My father was a hard worker his whole life, but we always teased him about not holding a job, because over the years he changed jobs a lot. He worked as a farmer, a teacher, a county clerk, a copper miner, a truck driver, a contractor, and a life insurance agent. He set a daily example about the virtues of perseverance and hard work. He was smart. The local radio station had a daily quiz show where the prize was movie passes. You were only allowed to win once a month, and we did. I always had the number dialed before the questions were read, and he usually knew the answers. And those once-a-month movie passes were always welcome.
But my dad knew a lot about a lot of things, but he also loved poetry. One of his prized possessions, and now one of mine, is a copy of the Treasury of the Familiar which was given to him for Christmas the year he turned ten. Television came late to Bisbee, Arizona. The signals had to make their way over the Mule Mountains. In the years before that happened, we often sat around listening to our father read poetry—in the living room in the winter and on the front porch in the summer.
This week one of my friends and I had a disagreement. In texting back and forth, there was a misunderstanding. There were several testy messages back and forth before we sorted out that it was really a misunderstanding. It’s all sorted now, but in the aftermath, I remembered one of my father’s favorite poems, and sent it along to my friend. Today I’ve decided to send it along to my blog readers.
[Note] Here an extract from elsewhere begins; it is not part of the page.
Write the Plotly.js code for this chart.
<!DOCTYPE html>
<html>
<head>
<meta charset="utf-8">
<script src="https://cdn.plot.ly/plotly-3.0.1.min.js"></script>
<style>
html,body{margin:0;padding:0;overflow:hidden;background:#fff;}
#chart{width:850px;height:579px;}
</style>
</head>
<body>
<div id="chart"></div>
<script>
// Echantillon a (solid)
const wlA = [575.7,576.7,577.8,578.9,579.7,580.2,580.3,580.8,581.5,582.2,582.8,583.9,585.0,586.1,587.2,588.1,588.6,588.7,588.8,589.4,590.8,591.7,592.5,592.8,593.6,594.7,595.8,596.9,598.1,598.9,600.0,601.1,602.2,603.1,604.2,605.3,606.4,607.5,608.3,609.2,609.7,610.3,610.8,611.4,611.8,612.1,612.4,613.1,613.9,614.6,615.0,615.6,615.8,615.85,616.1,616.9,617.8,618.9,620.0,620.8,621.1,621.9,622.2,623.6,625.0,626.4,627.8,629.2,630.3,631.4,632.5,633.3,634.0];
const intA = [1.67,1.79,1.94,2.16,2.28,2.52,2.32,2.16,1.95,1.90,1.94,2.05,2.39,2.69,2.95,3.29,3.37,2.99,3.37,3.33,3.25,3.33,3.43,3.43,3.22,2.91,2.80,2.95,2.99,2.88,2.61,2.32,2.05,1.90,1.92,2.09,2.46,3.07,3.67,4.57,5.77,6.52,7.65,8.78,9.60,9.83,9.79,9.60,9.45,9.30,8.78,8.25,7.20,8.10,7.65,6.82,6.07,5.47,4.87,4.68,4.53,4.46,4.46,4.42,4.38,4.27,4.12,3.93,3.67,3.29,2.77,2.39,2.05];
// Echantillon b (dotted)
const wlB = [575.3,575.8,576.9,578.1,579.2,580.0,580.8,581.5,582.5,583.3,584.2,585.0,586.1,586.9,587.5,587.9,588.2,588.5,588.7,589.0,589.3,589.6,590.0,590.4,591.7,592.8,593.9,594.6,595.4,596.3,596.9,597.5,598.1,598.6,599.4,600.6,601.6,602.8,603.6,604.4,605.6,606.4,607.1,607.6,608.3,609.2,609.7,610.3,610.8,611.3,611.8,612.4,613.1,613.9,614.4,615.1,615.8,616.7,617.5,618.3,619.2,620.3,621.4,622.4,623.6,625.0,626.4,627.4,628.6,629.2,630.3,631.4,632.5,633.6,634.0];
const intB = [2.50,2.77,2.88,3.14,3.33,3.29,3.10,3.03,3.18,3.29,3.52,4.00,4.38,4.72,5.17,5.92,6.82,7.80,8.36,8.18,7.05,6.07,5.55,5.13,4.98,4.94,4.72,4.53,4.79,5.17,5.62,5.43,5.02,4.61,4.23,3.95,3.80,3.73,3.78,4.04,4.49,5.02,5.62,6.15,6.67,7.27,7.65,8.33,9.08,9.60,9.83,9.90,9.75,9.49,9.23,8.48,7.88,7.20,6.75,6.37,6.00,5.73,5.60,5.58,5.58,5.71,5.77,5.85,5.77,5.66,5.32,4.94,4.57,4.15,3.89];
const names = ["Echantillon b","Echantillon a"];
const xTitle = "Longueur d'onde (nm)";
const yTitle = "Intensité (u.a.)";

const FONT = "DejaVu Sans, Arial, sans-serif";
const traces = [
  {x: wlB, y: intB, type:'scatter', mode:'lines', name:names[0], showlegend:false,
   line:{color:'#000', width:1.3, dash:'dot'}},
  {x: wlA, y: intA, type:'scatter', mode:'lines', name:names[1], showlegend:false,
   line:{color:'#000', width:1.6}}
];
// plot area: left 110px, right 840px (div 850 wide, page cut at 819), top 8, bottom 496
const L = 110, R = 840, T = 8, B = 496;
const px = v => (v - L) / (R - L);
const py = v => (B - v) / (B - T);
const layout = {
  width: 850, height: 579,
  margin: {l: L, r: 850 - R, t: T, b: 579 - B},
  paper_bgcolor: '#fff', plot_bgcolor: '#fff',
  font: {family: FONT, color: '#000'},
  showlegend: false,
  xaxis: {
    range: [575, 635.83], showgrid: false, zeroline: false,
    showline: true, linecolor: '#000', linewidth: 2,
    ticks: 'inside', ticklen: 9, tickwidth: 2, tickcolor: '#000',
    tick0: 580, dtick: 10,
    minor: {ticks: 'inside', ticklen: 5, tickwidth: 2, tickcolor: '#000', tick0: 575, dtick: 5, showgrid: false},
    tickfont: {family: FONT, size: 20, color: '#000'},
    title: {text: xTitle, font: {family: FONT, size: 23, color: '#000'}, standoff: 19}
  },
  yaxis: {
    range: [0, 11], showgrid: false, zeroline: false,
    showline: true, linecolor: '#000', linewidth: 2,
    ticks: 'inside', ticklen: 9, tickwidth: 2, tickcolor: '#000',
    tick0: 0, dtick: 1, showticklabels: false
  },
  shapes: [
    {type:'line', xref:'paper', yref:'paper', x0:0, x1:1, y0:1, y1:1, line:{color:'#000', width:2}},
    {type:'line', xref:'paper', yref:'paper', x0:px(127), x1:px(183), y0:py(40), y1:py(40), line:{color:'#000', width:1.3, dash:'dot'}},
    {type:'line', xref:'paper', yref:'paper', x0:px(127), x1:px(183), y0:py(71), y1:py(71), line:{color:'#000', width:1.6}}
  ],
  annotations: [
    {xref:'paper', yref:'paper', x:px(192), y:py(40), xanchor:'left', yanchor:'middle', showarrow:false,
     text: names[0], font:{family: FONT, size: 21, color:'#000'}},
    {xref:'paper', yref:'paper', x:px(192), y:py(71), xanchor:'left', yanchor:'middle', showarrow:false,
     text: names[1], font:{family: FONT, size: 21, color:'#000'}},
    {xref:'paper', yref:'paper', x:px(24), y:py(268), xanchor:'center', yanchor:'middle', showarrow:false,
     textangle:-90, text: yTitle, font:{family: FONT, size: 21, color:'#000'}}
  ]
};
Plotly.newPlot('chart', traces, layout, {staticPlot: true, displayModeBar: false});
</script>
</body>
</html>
It was six men of Indostan, to learning much inclined,
who went to see the elephant (Though all of them were blind),
that each by observation, might satisfy his mind.
The first approached the elephant, and, happening to fall,
against his broad and sturdy side, at once began to bawl:
“God bless me! but the elephant, is nothing but a wall!”
The second feeling of the tusk, cried: “Ho! what have we here,
so very round and smooth and sharp? To me tis mighty clear,
this wonder of an elephant, is very like a spear!”
The third approached the animal, and, happening to take,
the squirming trunk within his hands, “I see,” quoth he,
the elephant is very like a snake!”
The fourth reached out his eager hand, and felt about the knee:
“What most this wondrous beast is like, is mighty plain,” quoth he;
“Tis clear enough the elephant is very like a tree.”
The fifth, who chanced to touch the ear, Said; “E’en the blindest man
can tell what this resembles most; Deny the fact who can,
This marvel of an elephant, is very like a fan!”
The sixth no sooner had begun, about the beast to grope,
than, seizing on the swinging tail, that fell within his scope,
“I see,” quothe he, “the elephant is very like a rope!”
And so these men of Indostan, disputed loud and long,
each in his own opinion, exceeding stiff and strong,
Though each was partly in the right, and all were in the wrong!
So, oft in theologic wars, the disputants, I ween,
tread on in utter ignorance, of what each other mean,
and prate about the elephant, not one of them has seen!
In these divisive times, I think a reminder about these guys’ universally mistaken ideas about elephants might just be what the doctor ordered. If you think so, too, raise your cup of coffee in honor of Norman Busk.
As I said before, he was one smart guy.